● **SET TASK**
The listing below begins with the first line you should copy; stop after the line containing "1.051, 1.057, 1.0625];", and drop every picture.
★ ★ ★
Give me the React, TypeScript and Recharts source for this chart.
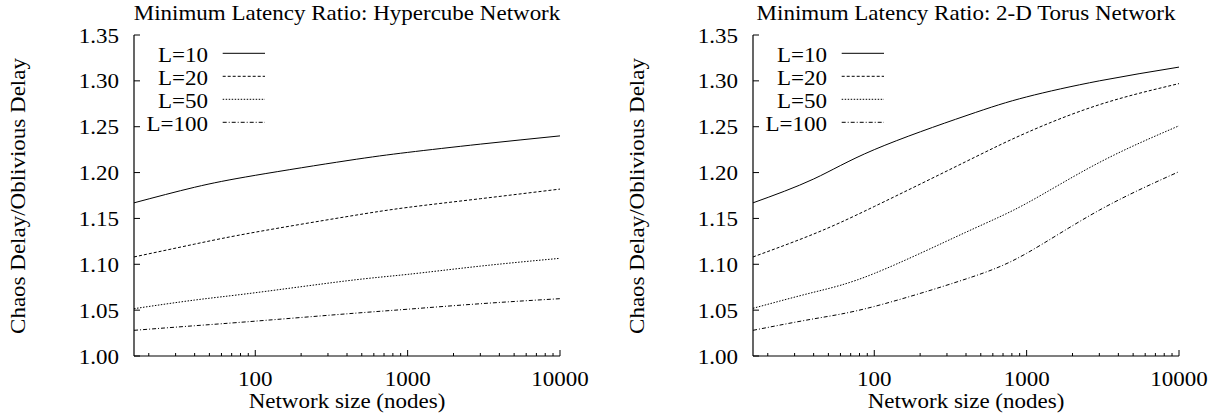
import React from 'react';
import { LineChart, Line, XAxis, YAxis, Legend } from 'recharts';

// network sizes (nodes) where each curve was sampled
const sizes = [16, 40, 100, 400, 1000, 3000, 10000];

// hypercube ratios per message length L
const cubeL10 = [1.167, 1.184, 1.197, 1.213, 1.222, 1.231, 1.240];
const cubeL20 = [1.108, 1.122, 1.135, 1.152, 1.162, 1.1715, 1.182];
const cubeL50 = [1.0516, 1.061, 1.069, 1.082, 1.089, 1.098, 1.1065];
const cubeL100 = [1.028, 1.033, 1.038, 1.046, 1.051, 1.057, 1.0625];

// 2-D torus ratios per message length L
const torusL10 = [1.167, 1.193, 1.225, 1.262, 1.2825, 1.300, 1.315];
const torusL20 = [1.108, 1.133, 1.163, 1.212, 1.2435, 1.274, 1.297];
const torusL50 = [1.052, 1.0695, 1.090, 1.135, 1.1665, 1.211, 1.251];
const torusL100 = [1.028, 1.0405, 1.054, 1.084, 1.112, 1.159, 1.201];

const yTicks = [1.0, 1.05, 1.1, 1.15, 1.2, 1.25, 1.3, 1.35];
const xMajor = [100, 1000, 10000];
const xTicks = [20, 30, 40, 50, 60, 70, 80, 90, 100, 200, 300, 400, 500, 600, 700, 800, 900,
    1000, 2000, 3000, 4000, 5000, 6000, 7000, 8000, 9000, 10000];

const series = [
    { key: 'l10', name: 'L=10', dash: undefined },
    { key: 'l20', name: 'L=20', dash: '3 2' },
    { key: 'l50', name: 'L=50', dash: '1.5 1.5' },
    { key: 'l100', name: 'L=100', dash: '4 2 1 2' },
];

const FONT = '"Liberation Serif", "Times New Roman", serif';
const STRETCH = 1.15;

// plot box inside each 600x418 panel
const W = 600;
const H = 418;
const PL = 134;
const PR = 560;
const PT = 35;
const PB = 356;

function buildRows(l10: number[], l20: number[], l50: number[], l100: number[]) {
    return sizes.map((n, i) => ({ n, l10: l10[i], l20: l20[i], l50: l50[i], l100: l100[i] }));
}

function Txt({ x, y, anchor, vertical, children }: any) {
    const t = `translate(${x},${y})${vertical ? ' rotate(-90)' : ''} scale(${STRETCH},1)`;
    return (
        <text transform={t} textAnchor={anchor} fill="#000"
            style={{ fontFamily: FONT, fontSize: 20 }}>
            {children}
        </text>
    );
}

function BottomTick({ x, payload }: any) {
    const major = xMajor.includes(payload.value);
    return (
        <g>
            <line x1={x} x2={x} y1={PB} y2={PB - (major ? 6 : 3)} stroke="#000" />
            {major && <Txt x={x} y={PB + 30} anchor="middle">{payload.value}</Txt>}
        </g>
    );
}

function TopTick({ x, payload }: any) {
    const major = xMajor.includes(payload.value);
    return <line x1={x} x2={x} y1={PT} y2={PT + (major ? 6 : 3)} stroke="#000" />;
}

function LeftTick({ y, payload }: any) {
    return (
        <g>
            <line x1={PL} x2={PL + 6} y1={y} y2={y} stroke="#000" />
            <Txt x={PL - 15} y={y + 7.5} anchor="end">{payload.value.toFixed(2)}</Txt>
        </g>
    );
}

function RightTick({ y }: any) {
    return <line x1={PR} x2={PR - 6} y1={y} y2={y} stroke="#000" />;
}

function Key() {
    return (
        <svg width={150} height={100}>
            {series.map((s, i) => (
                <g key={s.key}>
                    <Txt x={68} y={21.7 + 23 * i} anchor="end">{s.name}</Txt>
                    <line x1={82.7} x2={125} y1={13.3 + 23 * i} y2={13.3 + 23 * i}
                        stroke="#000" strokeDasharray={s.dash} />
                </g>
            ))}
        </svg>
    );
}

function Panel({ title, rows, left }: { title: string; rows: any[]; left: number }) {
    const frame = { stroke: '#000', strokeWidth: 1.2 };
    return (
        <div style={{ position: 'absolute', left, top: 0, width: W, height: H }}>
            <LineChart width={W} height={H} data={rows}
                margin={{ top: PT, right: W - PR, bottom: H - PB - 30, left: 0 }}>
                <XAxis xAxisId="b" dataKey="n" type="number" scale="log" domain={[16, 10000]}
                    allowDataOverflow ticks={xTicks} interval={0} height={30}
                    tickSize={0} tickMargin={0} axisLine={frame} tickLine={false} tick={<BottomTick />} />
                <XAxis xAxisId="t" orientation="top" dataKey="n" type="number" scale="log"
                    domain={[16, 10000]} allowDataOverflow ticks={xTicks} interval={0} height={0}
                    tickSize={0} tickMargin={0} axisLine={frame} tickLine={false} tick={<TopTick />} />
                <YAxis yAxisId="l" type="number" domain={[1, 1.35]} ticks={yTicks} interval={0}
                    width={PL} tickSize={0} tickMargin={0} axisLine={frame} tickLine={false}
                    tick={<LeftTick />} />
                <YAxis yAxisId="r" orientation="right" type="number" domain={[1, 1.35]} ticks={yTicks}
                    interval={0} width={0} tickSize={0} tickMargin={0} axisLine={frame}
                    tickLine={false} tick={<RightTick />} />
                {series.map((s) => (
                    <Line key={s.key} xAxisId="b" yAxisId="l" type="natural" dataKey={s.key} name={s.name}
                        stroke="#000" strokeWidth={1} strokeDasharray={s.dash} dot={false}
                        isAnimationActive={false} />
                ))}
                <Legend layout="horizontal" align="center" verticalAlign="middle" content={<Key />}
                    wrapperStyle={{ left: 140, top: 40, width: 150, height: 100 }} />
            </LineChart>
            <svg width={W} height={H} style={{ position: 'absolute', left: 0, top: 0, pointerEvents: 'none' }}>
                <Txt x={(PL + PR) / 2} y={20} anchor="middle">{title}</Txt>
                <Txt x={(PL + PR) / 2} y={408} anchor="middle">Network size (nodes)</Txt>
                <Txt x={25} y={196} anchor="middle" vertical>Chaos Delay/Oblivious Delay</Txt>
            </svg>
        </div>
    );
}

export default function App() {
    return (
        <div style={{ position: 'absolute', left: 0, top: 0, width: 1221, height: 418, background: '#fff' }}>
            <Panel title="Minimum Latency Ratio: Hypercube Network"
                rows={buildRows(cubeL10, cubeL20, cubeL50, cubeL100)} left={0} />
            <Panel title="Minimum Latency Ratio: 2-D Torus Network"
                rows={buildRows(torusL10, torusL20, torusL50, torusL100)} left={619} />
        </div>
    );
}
★ ★ ★
● **FINISHED EXERCISE**
Give me the React, TypeScript and Recharts source for this chart.
import React from 'react';
import { LineChart, Line, XAxis, YAxis, Legend } from 'recharts';

// network sizes (nodes) where each curve was sampled
const sizes = [16, 40, 100, 400, 1000, 3000, 10000];

// hypercube ratios per message length L
const cubeL10 = [1.167, 1.184, 1.197, 1.213, 1.222, 1.231, 1.240];
const cubeL20 = [1.108, 1.122, 1.135, 1.152, 1.162, 1.1715, 1.182];
const cubeL50 = [1.0516, 1.061, 1.069, 1.082, 1.089, 1.098, 1.1065];
const cubeL100 = [1.028, 1.033, 1.038, 1.046, 1.051, 1.057, 1.0625];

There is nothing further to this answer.